Aim — Leave out the pictures; transcribe all else exactly.

Provided material —
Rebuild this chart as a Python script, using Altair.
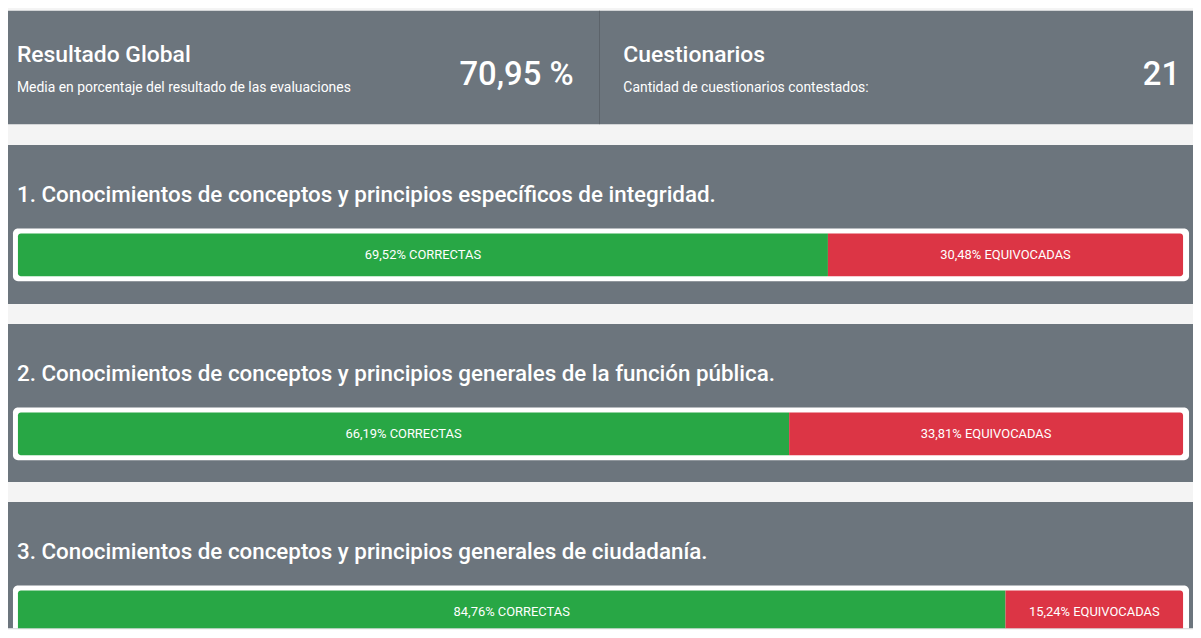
import altair as alt
import pandas as pd

# ---------------- data ----------------
titulos = [
    "1. Conocimientos de conceptos y principios específicos de integridad.",
    "2. Conocimientos de conceptos y principios generales de la función pública.",
    "3. Conocimientos de conceptos y principios generales de ciudadanía.",
]
correctas = [69.52, 66.19, 84.76]
equivocadas = [30.48, 33.81, 15.24]
resultado_global = 70.95
cuestionarios = 21

header_titles = ["Resultado Global", "Cuestionarios"]
header_subtitles = [
    "Media en porcentaje del resultado de las evaluaciones",
    "Cantidad de cuestionarios contestados:",
]

# ---------------- style ----------------
FONT = "Roboto"
W = 1192
CARD = "#6c757d"
GREEN = "#28a745"
RED = "#dc3545"


def fmt(v):
    return f"{v:.2f}".replace(".", ",")


# ---------------- header ----------------
header_df = pd.DataFrame({
    "t1": [header_titles[0]],
    "s1": [header_subtitles[0]],
    "v1": [f"{fmt(resultado_global)} %"],
    "t2": [header_titles[1]],
    "s2": [header_subtitles[1]],
    "v2": [str(cuestionarios)],
})
hdr = alt.Chart(header_df)


def htext(field, x, y, size, weight=400, align="left"):
    return hdr.mark_text(
        font=FONT, fontSize=size, fontWeight=weight, align=align,
        baseline="alphabetic", color="white"
    ).encode(x=alt.value(x), y=alt.value(y), text=f"{field}:N")


divider = hdr.mark_rule(color="#5c636a", strokeWidth=1).encode(
    x=alt.value(595), y=alt.value(0), y2=alt.value(114)
)

header = alt.layer(
    divider,
    htext("t1", 9, 51, 23, 500),
    htext("s1", 9, 82, 14),
    htext("v1", 569, 75, 33, 500, "right"),
    htext("t2", 619, 51, 23, 500),
    htext("s2", 619, 82, 14),
    htext("v2", 1179, 75, 33, 500, "right"),
).properties(width=W, height=114)


# ---------------- cards ----------------
def card(i, h, clip=False):
    df = pd.DataFrame({
        "titulo": [titulos[i]],
        "correctas": [correctas[i]],
        "equivocadas": [equivocadas[i]],
        "lab_c": [f"{fmt(correctas[i])}% CORRECTAS"],
        "lab_e": [f"{fmt(equivocadas[i])}% EQUIVOCADAS"],
    })
    base = alt.Chart(df).transform_calculate(
        inicio="0",
        fin="datum.correctas + datum.equivocadas",
        mid_c="datum.correctas / 2",
        mid_e="datum.correctas + datum.equivocadas / 2",
    )
    xs = alt.Scale(domain=[0, 100], range=[10, 1182])

    title = base.mark_text(
        font=FONT, fontSize=22.5, fontWeight=500, align="left",
        baseline="alphabetic", color="white", clip=clip
    ).encode(x=alt.value(9), y=alt.value(57), text="titulo:N")

    outer = base.mark_rect(color="white", cornerRadius=5, clip=clip).encode(
        x=alt.value(5), x2=alt.value(1188), y=alt.value(84), y2=alt.value(137)
    )
    green = base.mark_rect(
        color=GREEN, cornerRadiusTopLeft=3, cornerRadiusBottomLeft=3, clip=clip
    ).encode(
        x=alt.X("inicio:Q", scale=xs, axis=None), x2="correctas:Q",
        y=alt.value(89), y2=alt.value(132)
    )
    red = base.mark_rect(
        color=RED, cornerRadiusTopRight=3, cornerRadiusBottomRight=3, clip=clip
    ).encode(
        x=alt.X("correctas:Q", scale=xs, axis=None), x2="fin:Q",
        y=alt.value(89), y2=alt.value(132)
    )
    lab_c = base.mark_text(
        font=FONT, fontSize=13, color="white", align="center", baseline="middle", clip=clip
    ).encode(x=alt.X("mid_c:Q", scale=xs, axis=None), y=alt.value(110.5), text="lab_c:N")
    lab_e = base.mark_text(
        font=FONT, fontSize=13, color="white", align="center", baseline="middle", clip=clip
    ).encode(x=alt.X("mid_e:Q", scale=xs, axis=None), y=alt.value(110.5), text="lab_e:N")

    return alt.layer(outer, green, red, lab_c, lab_e, title).properties(width=W, height=h)


chart = alt.vconcat(
    header,
    card(0, 160),
    card(1, 159),
    card(2, 127, clip=True),
    spacing=20,
).properties(
    padding=0, background="#f4f4f4"
).configure_view(
    fill=CARD, stroke=None
).configure_concat(spacing=20)

chart.save("out.html", embed_options={"renderer": "svg", "actions": False})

Exercise solution —
Rebuild this chart as a Python script, using Altair.
import altair as alt
import pandas as pd

# ---------------- data ----------------
titulos = [
    "1. Conocimientos de conceptos y principios específicos de integridad.",
    "2. Conocimientos de conceptos y principios generales de la función pública.",
    "3. Conocimientos de conceptos y principios generales de ciudadanía.",
]
correctas = [69.52, 66.19, 84.76]
equivocadas = [30.48, 33.81, 15.24]
resultado_global = 70.95
cuestionarios = 21

header_titles = ["Resultado Global", "Cuestionarios"]
header_subtitles = [
    "Media en porcentaje del resultado de las evaluaciones",
    "Cantidad de cuestionarios contestados:",
]

# ---------------- style ----------------
FONT = "Roboto"
W = 1192
CARD = "#6c757d"
GREEN = "#28a745"
RED = "#dc3545"


def fmt(v):
    return f"{v:.2f}".replace(".", ",")


# ---------------- header ----------------
header_df = pd.DataFrame({
    "t1": [header_titles[0]],
    "s1": [header_subtitles[0]],
    "v1": [f"{fmt(resultado_global)} %"],
    "t2": [header_titles[1]],
    "s2": [header_subtitles[1]],
    "v2": [str(cuestionarios)],
})
hdr = alt.Chart(header_df)


def htext(field, x, y, size, weight=400, align="left"):
    return hdr.mark_text(
        font=FONT, fontSize=size, fontWeight=weight, align=align,
        baseline="alphabetic", color="white"
    ).encode(x=alt.value(x), y=alt.value(y), text=f"{field}:N")


divider = hdr.mark_rule(color="#5c636a", strokeWidth=1).encode(
    x=alt.value(595), y=alt.value(0), y2=alt.value(114)
)

header = alt.layer(
    divider,
    htext("t1", 9, 51, 23, 500),
    htext("s1", 9, 82, 14),
    htext("v1", 569, 75, 33, 500, "right"),
    htext("t2", 619, 51, 23, 500),
    htext("s2", 619, 82, 14),
    htext("v2", 1179, 75, 33, 500, "right"),
).properties(width=W, height=114)


# ---------------- cards ----------------
def card(i, h, clip=False):
    df = pd.DataFrame({
        "titulo": [titulos[i]],
        "correctas": [correctas[i]],
        "equivocadas": [equivocadas[i]],
        "lab_c": [f"{fmt(correctas[i])}% CORRECTAS"],
        "lab_e": [f"{fmt(equivocadas[i])}% EQUIVOCADAS"],
    })
    base = alt.Chart(df).transform_calculate(
        inicio="0",
        fin="datum.correctas + datum.equivocadas",
        mid_c="datum.correctas / 2",
        mid_e="datum.correctas + datum.equivocadas / 2",
    )
    xs = alt.Scale(domain=[0, 100], range=[10, 1182])

    title = base.mark_text(
        font=FONT, fontSize=22.5, fontWeight=500, align="left",
        baseline="alphabetic", color="white", clip=clip
    ).encode(x=alt.value(9), y=alt.value(57), text="titulo:N")

    outer = base.mark_rect(color="white", cornerRadius=5, clip=clip).encode(
        x=alt.value(5), x2=alt.value(1188), y=alt.value(84), y2=alt.value(137)
    )
    green = base.mark_rect(
        color=GREEN, cornerRadiusTopLeft=3, cornerRadiusBottomLeft=3, clip=clip
    ).encode(
        x=alt.X("inicio:Q", scale=xs, axis=None), x2="correctas:Q",
        y=alt.value(89), y2=alt.value(132)
    )
    red = base.mark_rect(
        color=RED, cornerRadiusTopRight=3, cornerRadiusBottomRight=3, clip=clip
    ).encode(
        x=alt.X("correctas:Q", scale=xs, axis=None), x2="fin:Q",
        y=alt.value(89), y2=alt.value(132)
    )
    lab_c = base.mark_text(
        font=FONT, fontSize=13, color="white", align="center", baseline="middle", clip=clip
    ).encode(x=alt.X("mid_c:Q", scale=xs, axis=None), y=alt.value(110.5), text="lab_c:N")
    lab_e = base.mark_text(
        font=FONT, fontSize=13, color="white", align="center", baseline="middle", clip=clip
    ).encode(x=alt.X("mid_e:Q", scale=xs, axis=None), y=alt.value(110.5), text="lab_e:N")

    return alt.layer(outer, green, red, lab_c, lab_e, title).properties(width=W, height=h)


chart = alt.vconcat(
    header,
    card(0, 160),
    card(1, 159),
    card(2, 127, clip=True),
    spacing=20,
).properties(
    padding=0, background="#f4f4f4"
).configure_view(
    fill=CARD, stroke=None
).configure_concat(spacing=20)

chart.save("out.html", embed_options={"renderer": "svg", "actions": False})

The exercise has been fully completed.